Надежно замуровав себя в коконе своего эго, проявляя искренний интерес лишь к личным проблемам, игнорируя при этом вопросы коллективного сосуществования, западный обыватель равнодушно отдал их решение узкому слою правящей финансово–политической элиты, сохранившей «волю к власти» и внутриклановую сплоченность. Рядовой гражданин, парализованный индивидуализмом, уже давно не верит в действенность общихусилий. Поверив в иллюзию равных возможностей, всю свою жизнь он безуспешно пытается в одиночку решить те проблемы, которые возможно решить лишь сообща. Как пишет Бауман: «…в наши дни людские беды, даже самые распространенные, но переживаемые людьми, самой судьбою обреченными на индивидуальность, вместе уже не сложишь. Они просто не суммируются в «общее дело». <…> …в отличие от общего интереса прежних времен, они не формируют «целого, превосходящего сумму своих частей», и не обретают нового качества, позволяющего обращаться к ним как целому» [3, с. 60—61]. Но принцип «каждый за себя», проявляющийся в личной «войне» с окружающими за свое счастье, приводит на индивидуальном уровне большинство людей к поражению, а на социальном — к разрыву общественных связей, оборачивающемуся общим бессилием.
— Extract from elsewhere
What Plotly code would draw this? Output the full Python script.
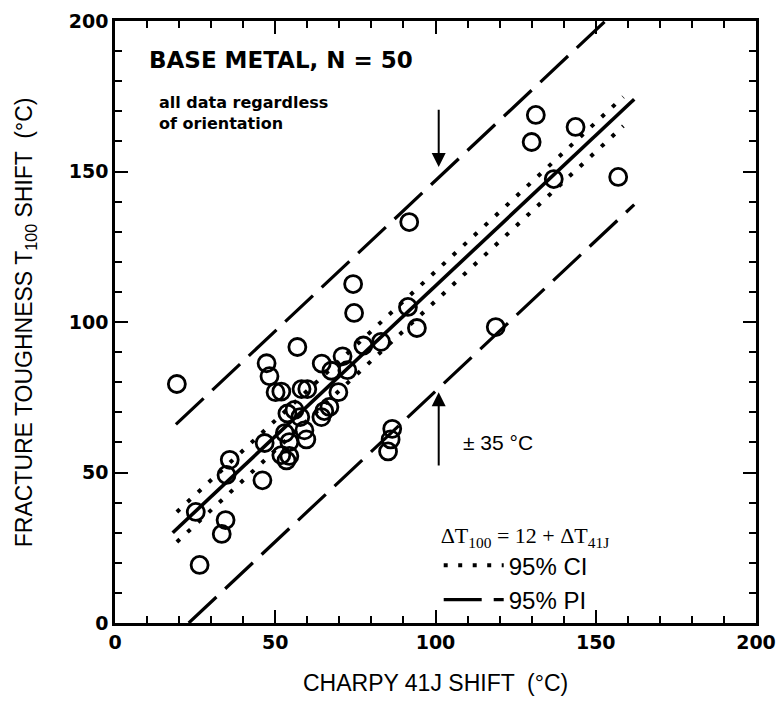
import plotly.graph_objects as go

# Charpy 41J shift (x) vs fracture toughness T100 shift (y), base metal, degC
charpy_shift = [19.3, 25.2, 26.4, 33.3, 34.5, 34.8, 35.8, 46.0, 46.7, 47.3,
                48.2, 50.1, 51.9, 56.9, 58.2, 60.0, 51.9, 53.5, 54.4, 53.0,
                54.4, 53.8, 56.0, 57.8, 59.1, 59.7, 64.4, 65.3, 66.9, 69.7,
                64.5, 67.5, 71.0, 72.5, 74.3, 74.6, 77.5, 83.0, 86.5, 86.0,
                85.2, 91.4, 91.8, 94.2, 118.8, 130.0, 131.3, 136.9, 143.7, 157.0]
toughness_shift = [79.4, 36.9, 19.3, 29.6, 34.2, 49.2, 54.2, 47.4, 59.8, 86.3,
                   82.0, 76.7, 76.9, 91.7, 77.7, 77.7, 55.8, 54.0, 55.5, 63.1,
                   60.1, 69.6, 70.8, 68.4, 64.0, 61.0, 68.4, 70.4, 71.8, 76.7,
                   86.2, 83.8, 88.6, 84.0, 112.6, 103.0, 92.2, 93.4, 64.5, 61.0,
                   57.0, 105.0, 133.2, 98.0, 98.3, 159.8, 168.8, 147.5, 164.8, 148.2]

# Regression: dT100 = 12 + dT41J, prediction band +/- 35 degC
fit_intercept = 12
pi_half_width = 35
fit_x = [18, 162]
pi_upper_x = [19, 153]
pi_lower_x = [23, 162]

# 95% confidence band end points
ci_x = [19.3, 158.6]
ci_upper = [36.9, 174.8]
ci_lower = [26.9, 165.1]

major_ticks = [0, 50, 100, 150, 200]
minor_ticks = [0, 10, 20, 30, 40, 50, 60, 70, 80, 90, 100,
               110, 120, 130, 140, 150, 160, 170, 180, 190, 200]

fig = go.Figure()

fig.add_trace(go.Scatter(
    x=ci_x + [None] + ci_x, y=ci_upper + [None] + ci_lower,
    mode="lines", name="95% CI",
    line=dict(color="black", width=4, dash="4px,10.5px"),
))
fig.add_trace(go.Scatter(
    x=pi_upper_x + [None] + pi_lower_x,
    y=[fit_intercept + pi_half_width + v for v in pi_upper_x] + [None]
      + [fit_intercept - pi_half_width + v for v in pi_lower_x],
    mode="lines", name="95% PI",
    line=dict(color="black", width=3.2, dash="38px,12px"),
))
fig.add_trace(go.Scatter(
    x=charpy_shift, y=toughness_shift, mode="markers", showlegend=False,
    marker=dict(symbol="circle-open", size=17, color="black",
                line=dict(width=2.8, color="black")),
))
# fitted line sits on the overlay axes that carry the 10-degree ticks
fig.add_trace(go.Scatter(
    x=fit_x, y=[fit_intercept + v for v in fit_x],
    mode="lines", showlegend=False, xaxis="x2", yaxis="y2",
    line=dict(color="black", width=3.6),
))

label_font = dict(family="DejaVu Sans", size=19, color="black", weight="bold")
base = dict(range=[0, 200], showgrid=False, zeroline=False, automargin=False,
            tickmode="array", tickcolor="black", layer="above traces",
            mirror="allticks", ticks="inside", tickwidth=2)
major_axis = dict(tickvals=major_ticks, ticklen=13, tickfont=label_font,
                  showline=True, linecolor="black", linewidth=2.6, **base)
minor_axis = dict(tickvals=minor_ticks, ticklen=7, showticklabels=False,
                  showline=False, **base)

fig.update_layout(
    xaxis=major_axis,
    yaxis=major_axis,
    xaxis2=dict(overlaying="x", matches="x", side="bottom", anchor="y2", **minor_axis),
    yaxis2=dict(overlaying="y", matches="y", side="left", anchor="x2", **minor_axis),
)

annotations = [
    dict(x=0.5, y=-0.1, xref="paper", yref="paper", xanchor="center", yanchor="middle",
         text="CHARPY 41J SHIFT  (°C)", showarrow=False,
         font=dict(family="Liberation Sans", size=23, color="black")),
    dict(x=-0.14, y=0.5, xref="paper", yref="paper", xanchor="center", yanchor="middle",
         text="FRACTURE TOUGHNESS T<sub>100</sub> SHIFT  (°C)", textangle=-90, showarrow=False,
         font=dict(family="Liberation Sans", size=23, color="black")),
    dict(x=10, y=187, xref="x", yref="y", xanchor="left", yanchor="middle",
         text="BASE METAL, N = 50", showarrow=False,
         font=dict(family="DejaVu Sans", size=23, color="black", weight="bold")),
    dict(x=13, y=169.5, xref="x", yref="y", xanchor="left", yanchor="middle",
         text="all data regardless<br>of orientation", showarrow=False, align="left",
         font=dict(family="DejaVu Sans", size=16, color="black", weight="bold")),
    dict(x=108, y=60, xref="x", yref="y", xanchor="left", yanchor="middle",
         text="± 35 °C", showarrow=False,
         font=dict(family="Liberation Sans", size=21, color="black")),
    # arrows marking the prediction band half-width
    dict(x=101, y=151.5, ax=101, ay=171, xref="x", yref="y", axref="x", ayref="y",
         text="", showarrow=True, arrowhead=2, arrowsize=1.4, arrowwidth=2,
         arrowcolor="black", standoff=0, startstandoff=0),
    dict(x=101, y=76.7, ax=101, ay=51.8, xref="x", yref="y", axref="x", ayref="y",
         text="", showarrow=True, arrowhead=2, arrowsize=1.4, arrowwidth=2,
         arrowcolor="black", standoff=0, startstandoff=0),
]

fig.update_layout(
    width=777, height=704,
    margin=dict(l=115, r=21, t=21, b=81),
    paper_bgcolor="white", plot_bgcolor="rgba(0,0,0,0)",
    annotations=annotations,
    legend=dict(
        x=0.505, y=0.18, xanchor="left", yanchor="top",
        bgcolor="rgba(0,0,0,0)", borderwidth=0, itemwidth=60,
        tracegroupgap=0,
        title=dict(text="ΔT<sub>100</sub> = 12 + ΔT<sub>41J</sub>", side="top",
                   font=dict(family="Liberation Serif", size=22, color="black")),
        font=dict(family="Liberation Sans", size=24, color="black"),
    ),
)

fig.write_html("out.html")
Упорная борьба одиночек друг с другом отупляет, не позволяя им увидеть причины бед целостно, а значит, попытаться решить их сообща. Отчужденность порождает отчаяние, которое ведет к равнодушию. Уже никого не интересует, кто, как и для чего управляет обществом, для обывателя главное, чтобы его существование соответствовало общепризнанным стандартам потребления (комфорта) и приносило новые изощренные удовольствия, стимулирующие угасающий интерес к жизни. Равнодушие, парализовавшее интерес эгоцентрированных масс к окружающему миру, отступает лишь перед желанием созерцать зрелище или участвовать в действе, которое было бы способно возбудить вялое, инертное сознание, наполнить его энергией, вывести из ступора. Этот психологический феномен Збигнев Бжезинский назвал «титтитейнментом»[223], подчеркнув тем самым его важность для современной западной системы ненасильственного контроля и управления. [2, с. 21].
Постепенно Запад превращается в одно сплошное шоу. Обыватель жаждет развлечений, и практически все становится развлечением. Только развлекаясь, он может ощутить, пусть и суррогатный, но все–таки вкус жизни. Массово культивируемое ожидание только того, что может позабавить, отвлечь, расслабить, стирает разницу между важным и второстепенным, серозным и смешным, сложным и примитивным. Именно поэтому западная общественная жизнь и политика превратились в нескончаемый карнавал, а общественные и политические деятели в нечто среднее между клоуном и конферансье. «Персонализируясь, образ политика стал посмешищем, — констатирует Липовецки, — чем более крупные фракции отказываются от противоборства, тем более карикатурными выглядят политики в сценах, похожих на борьбу кетч с двумя или четырьмя участниками; чем нагляднее становится отсутствие мотивов в политической борьбе, тем больше политическая сцена напоминает стриптиз с демонстрацией добрых намерений, честности, ответственности, и превращается в цирковое представление и маскарад. Высшая стадия автономии политики — не радикальная деполитизация масс, а превращение ее в массовое развлечение, в бурлеск: когда противоречия между партиями превращаются в фарс, и все большее число людей это понимают, класс политиков может действовать в закрытых системах, блистать на телевизионных состязаниях, наслаждаться радостями маневров с использованием своих штабов, с применением бюрократической тактики и, как ни парадоксально, продолжать демократическую игру в представительную власть перед лицом апатии электората» [94, с. 236—237].